● Exercise details: Copy everything from the line with "Convert this chart to Altair code." down to the line with "labelPadding=6, labelFlush=False, labelOverlap=False))", inclusive of both, exactly as written; leave out all pictures.

===== Available data =====

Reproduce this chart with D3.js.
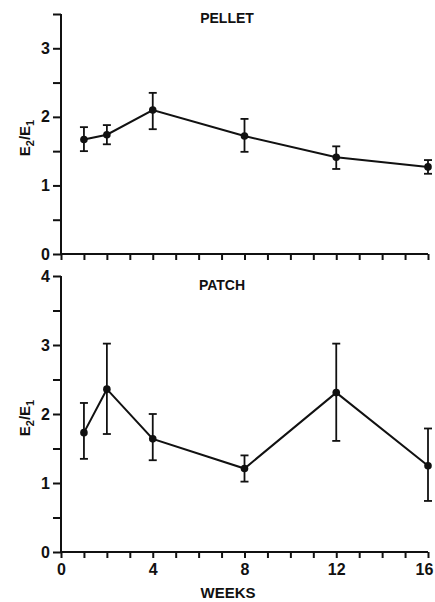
<!DOCTYPE html>
<html>
<head>
<meta charset="utf-8">
<script src="https://cdn.jsdelivr.net/npm/d3@7"></script>
<style>
  body { margin: 0; background: #fff; }
  svg text { font-family: "Liberation Sans", Arial, sans-serif; fill: #111; }
</style>
</head>
<body>
<div id="chart"></div>
<script>
// weeks of treatment
const weeks = [1, 2, 4, 8, 12, 16];

// PELLET: mean E2/E1 ratio with error bar ends
const pelletMean  = [1.67, 1.74, 2.10, 1.72, 1.41, 1.27];
const pelletUpper = [1.85, 1.88, 2.35, 1.97, 1.57, 1.37];
const pelletLower = [1.50, 1.60, 1.82, 1.49, 1.24, 1.17];

// PATCH
const patchMean  = [1.73, 2.36, 1.64, 1.21, 2.31, 1.25];
const patchUpper = [2.16, 3.02, 2.00, 1.40, 3.02, 1.79];
const patchLower = [1.35, 1.71, 1.33, 1.02, 1.61, 0.74];

const xTickLabels = [0, 4, 8, 12, 16];

const W = 435, H = 602;
const svg = d3.select("#chart").append("svg")
  .attr("width", W).attr("height", H);

const x = d3.scaleLinear().domain([0, 16]).range([61, 428]);

const panels = [
  { title: "PELLET", mean: pelletMean, upper: pelletUpper, lower: pelletLower,
    yMax: 3.5, range: [254, 14], titleX: 227, titleY: 23, showX: false },
  { title: "PATCH", mean: patchMean, upper: patchUpper, lower: patchLower,
    yMax: 4, range: [552, 276], titleX: 222, titleY: 290, showX: true }
];

panels.forEach(p => {
  const y = d3.scaleLinear().domain([0, p.yMax]).range(p.range);
  const g = svg.append("g");

  // y axis: minor ticks every 0.5, labels on integers
  const yAxis = d3.axisLeft(y)
    .tickValues(d3.range(0, p.yMax + 0.01, 0.5))
    .tickSize(8)
    .tickPadding(3)
    .tickFormat(d => Number.isInteger(d) ? d : "");
  g.append("g")
    .attr("transform", `translate(${x(0)},0)`)
    .call(yAxis)
    .call(a => a.select(".domain").attr("d", `M0,${p.range[0]}V${p.range[1]}`))
    .call(a => a.selectAll("line, path").attr("stroke", "#111").attr("stroke-width", 2))
    .call(a => a.selectAll("text").attr("font-size", 16).attr("font-weight", "bold"));

  // x axis: ticks every week
  const xAxis = d3.axisBottom(x)
    .tickValues(d3.range(0, 17, 1))
    .tickSize(6)
    .tickPadding(6)
    .tickFormat(d => (p.showX && xTickLabels.includes(d)) ? d : "");
  g.append("g")
    .attr("transform", `translate(0,${y(0)})`)
    .call(xAxis)
    .call(a => a.select(".domain").attr("d", `M${x(0)},0H${x(16)}`))
    .call(a => a.selectAll("line, path").attr("stroke", "#111").attr("stroke-width", 2))
    .call(a => a.selectAll("text").attr("font-size", 16).attr("font-weight", "bold"))
    .call(a => a.selectAll(".tick text").filter(d => d === 16).attr("dx", -4));

  const pts = weeks.map((w, i) => ({ w, m: p.mean[i], hi: p.upper[i], lo: p.lower[i] }));

  // connecting line
  g.append("path")
    .datum(pts)
    .attr("fill", "none")
    .attr("stroke", "#111")
    .attr("stroke-width", 2)
    .attr("d", d3.line().x(d => x(d.w)).y(d => y(d.m)));

  // error bars
  const eb = g.selectAll(".eb").data(pts).enter().append("g")
    .attr("stroke", "#111").attr("stroke-width", 1.8);
  eb.append("line")
    .attr("x1", d => x(d.w)).attr("x2", d => x(d.w))
    .attr("y1", d => y(d.hi)).attr("y2", d => y(d.lo));
  eb.append("line")
    .attr("x1", d => x(d.w) - 4).attr("x2", d => x(d.w) + 4)
    .attr("y1", d => y(d.hi)).attr("y2", d => y(d.hi));
  eb.append("line")
    .attr("x1", d => x(d.w) - 4).attr("x2", d => x(d.w) + 4)
    .attr("y1", d => y(d.lo)).attr("y2", d => y(d.lo));

  // points
  g.selectAll("circle").data(pts).enter().append("circle")
    .attr("cx", d => x(d.w)).attr("cy", d => y(d.m))
    .attr("r", 3.8).attr("fill", "#111");

  // title
  g.append("text")
    .attr("x", p.titleX).attr("y", p.titleY)
    .attr("text-anchor", "middle")
    .attr("font-size", 14).attr("font-weight", "bold")
    .text(p.title);

  // y label E2/E1
  const cy = (p.range[0] + p.range[1]) / 2 + 4;
  const lab = g.append("text")
    .attr("transform", `translate(30,${cy}) rotate(-90)`)
    .attr("text-anchor", "middle")
    .attr("font-size", 15).attr("font-weight", "bold");
  lab.append("tspan").text("E");
  lab.append("tspan").attr("font-size", 11).attr("dy", 4).text("2");
  lab.append("tspan").attr("dy", -4).text("/E");
  lab.append("tspan").attr("font-size", 11).attr("dy", 4).text("1");
});

// x axis title
svg.append("text")
  .attr("x", 228).attr("y", 598)
  .attr("text-anchor", "middle")
  .attr("font-size", 15).attr("font-weight", "bold")
  .text("WEEKS");
</script>
</body>
</html>
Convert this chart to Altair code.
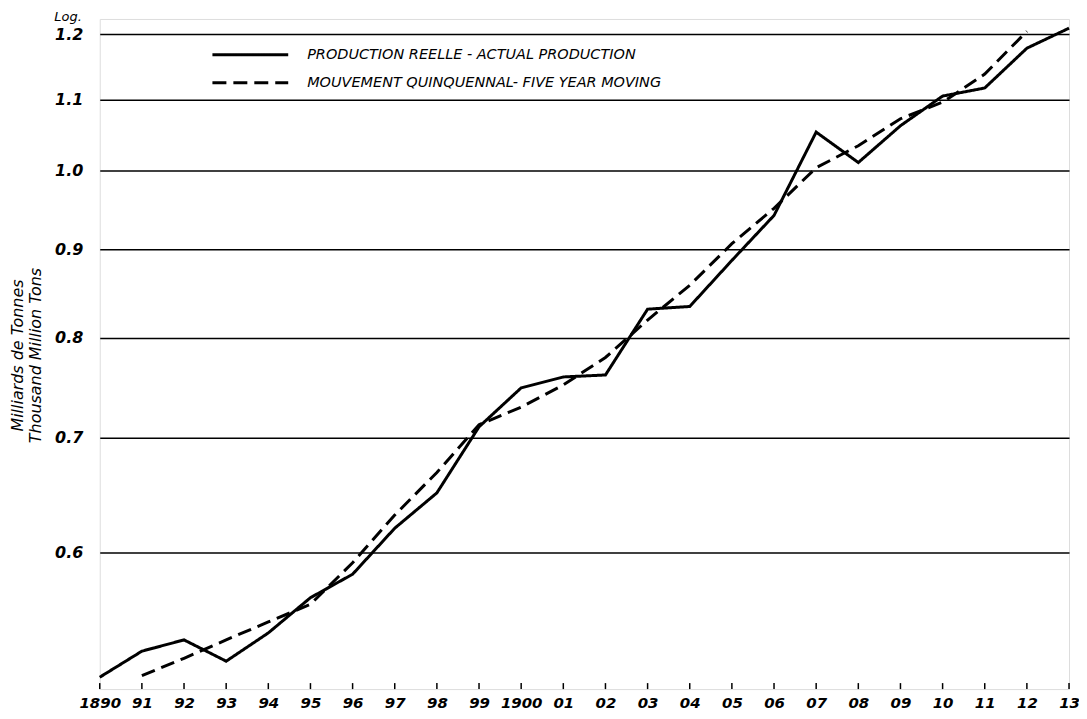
import altair as alt
import pandas as pd

years = list(range(1890, 1914))
actual = [0.508, 0.526, 0.534, 0.519, 0.539, 0.565, 0.583, 0.620, 0.650, 0.710,
          0.748, 0.759, 0.761, 0.831, 0.834, 0.887, 0.942, 1.053, 1.011, 1.062,
          1.105, 1.117, 1.178, 1.210]
moving_years = list(range(1891, 1913))
moving = [0.509, 0.521, 0.534, 0.547, 0.560, 0.592, 0.631, 0.668, 0.712, 0.729,
          0.751, 0.779, 0.819, 0.858, 0.907, 0.951, 1.004, 1.034, 1.072, 1.096,
          1.138, 1.205]
grid_values = [0.6, 0.7, 0.8, 0.9, 1.0, 1.1, 1.2]
series_names = ["PRODUCTION REELLE - ACTUAL PRODUCTION",
                "MOUVEMENT QUINQUENNAL- FIVE YEAR MOVING"]
series_dash = [[1, 0], [14, 7]]
y_title = ["Milliards de Tonnes", "Thousand Million Tons"]
log_label = ["Log."]

df = pd.concat([
    pd.DataFrame({"year": years, "value": actual, "series": series_names[0]}),
    pd.DataFrame({"year": moving_years, "value": moving, "series": series_names[1]}),
], ignore_index=True)
ticks_df = pd.DataFrame({"year": years})
log_df = pd.DataFrame({"t": log_label})

FONT = "DejaVu Sans"
W, H = 972, 672

x_scale = alt.Scale(domain=[1890, 1913], nice=False, zero=False)
y_scale = alt.Scale(type="log", domain=[0.5, 1.225], nice=False, zero=False)

x_enc = alt.X("year:Q", scale=x_scale, axis=alt.Axis(
    values=years, format="d",
    labelExpr="(datum.value == 1890 || datum.value == 1900) ? datum.label : slice(datum.label, 2)",
    title=None, domain=False, ticks=False, grid=False,
    labelFont=FONT, labelFontSize=15, labelFontStyle="italic", labelFontWeight="bold",
    labelColor="black", labelPadding=6, labelFlush=False, labelOverlap=False))

y_enc = alt.Y("value:Q", scale=y_scale, axis=alt.Axis(
    values=grid_values, format=".1f", grid=True, gridColor="black", gridWidth=1.5,
    gridOpacity=1, domain=False, ticks=False,
    labelFont=FONT, labelFontSize=16, labelFontStyle="italic", labelFontWeight="bold",
    labelColor="black", labelPadding=17,
    title=y_title, titleFont=FONT, titleFontSize=16, titleFontStyle="italic",
    titleFontWeight="normal", titleColor="black", titleX=-74, titleY=337,
    titleAlign="center"))

lines = alt.Chart(df).mark_line(strokeWidth=3, color="black").encode(
    x=x_enc, y=y_enc,
    strokeDash=alt.StrokeDash("series:N",
        scale=alt.Scale(domain=series_names, range=series_dash), legend=None),
)

ticks = alt.Chart(ticks_df).mark_rule(color="black", strokeWidth=1.5).encode(
    x=alt.X("year:Q", scale=x_scale), y=alt.value(H), y2=alt.value(H - 6))

log_text = alt.Chart(log_df).mark_text(
    font=FONT, fontSize=13, fontStyle="italic", align="right", baseline="middle",
    color="black").encode(text="t:N", x=alt.value(-18), y=alt.value(-2))

# manual legend (decoration)
legend_layers = []
row_y = [36, 64]
for name, dash, ry in zip(series_names, series_dash, row_y):
    ldf = pd.DataFrame({"label": [name]})
    legend_layers.append(
        alt.Chart(ldf).mark_rule(color="black", strokeWidth=3, strokeDash=dash).encode(
            x=alt.value(113), x2=alt.value(189), y=alt.value(ry)))
    legend_layers.append(
        alt.Chart(ldf).mark_text(font=FONT, fontSize=14.5, fontStyle="italic",
                                 align="left", baseline="middle", color="black").encode(
            text="label:N", x=alt.value(208), y=alt.value(ry)))

chart = alt.layer(lines, ticks, log_text, *legend_layers).properties(
    width=W, height=H, autosize="none",
    padding={"left": 92, "top": 10, "right": 10, "bottom": 25},
).configure_view(stroke="black", strokeWidth=2.5).configure(background="white")

chart.save("out.html", embed_options={"renderer": "svg", "actions": False})
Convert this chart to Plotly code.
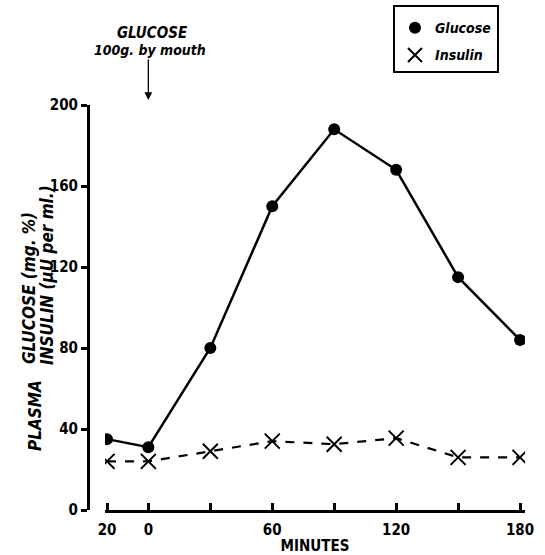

=====

● Final result:
Convert this chart to Altair code.
import altair as alt
import pandas as pd

years = list(range(1890, 1914))
actual = [0.508, 0.526, 0.534, 0.519, 0.539, 0.565, 0.583, 0.620, 0.650, 0.710,
          0.748, 0.759, 0.761, 0.831, 0.834, 0.887, 0.942, 1.053, 1.011, 1.062,
          1.105, 1.117, 1.178, 1.210]
moving_years = list(range(1891, 1913))
moving = [0.509, 0.521, 0.534, 0.547, 0.560, 0.592, 0.631, 0.668, 0.712, 0.729,
          0.751, 0.779, 0.819, 0.858, 0.907, 0.951, 1.004, 1.034, 1.072, 1.096,
          1.138, 1.205]
grid_values = [0.6, 0.7, 0.8, 0.9, 1.0, 1.1, 1.2]
series_names = ["PRODUCTION REELLE - ACTUAL PRODUCTION",
                "MOUVEMENT QUINQUENNAL- FIVE YEAR MOVING"]
series_dash = [[1, 0], [14, 7]]
y_title = ["Milliards de Tonnes", "Thousand Million Tons"]
log_label = ["Log."]

df = pd.concat([
    pd.DataFrame({"year": years, "value": actual, "series": series_names[0]}),
    pd.DataFrame({"year": moving_years, "value": moving, "series": series_names[1]}),
], ignore_index=True)
ticks_df = pd.DataFrame({"year": years})
log_df = pd.DataFrame({"t": log_label})

FONT = "DejaVu Sans"
W, H = 972, 672

x_scale = alt.Scale(domain=[1890, 1913], nice=False, zero=False)
y_scale = alt.Scale(type="log", domain=[0.5, 1.225], nice=False, zero=False)

x_enc = alt.X("year:Q", scale=x_scale, axis=alt.Axis(
    values=years, format="d",
    labelExpr="(datum.value == 1890 || datum.value == 1900) ? datum.label : slice(datum.label, 2)",
    title=None, domain=False, ticks=False, grid=False,
    labelFont=FONT, labelFontSize=15, labelFontStyle="italic", labelFontWeight="bold",
    labelColor="black", labelPadding=6, labelFlush=False, labelOverlap=False))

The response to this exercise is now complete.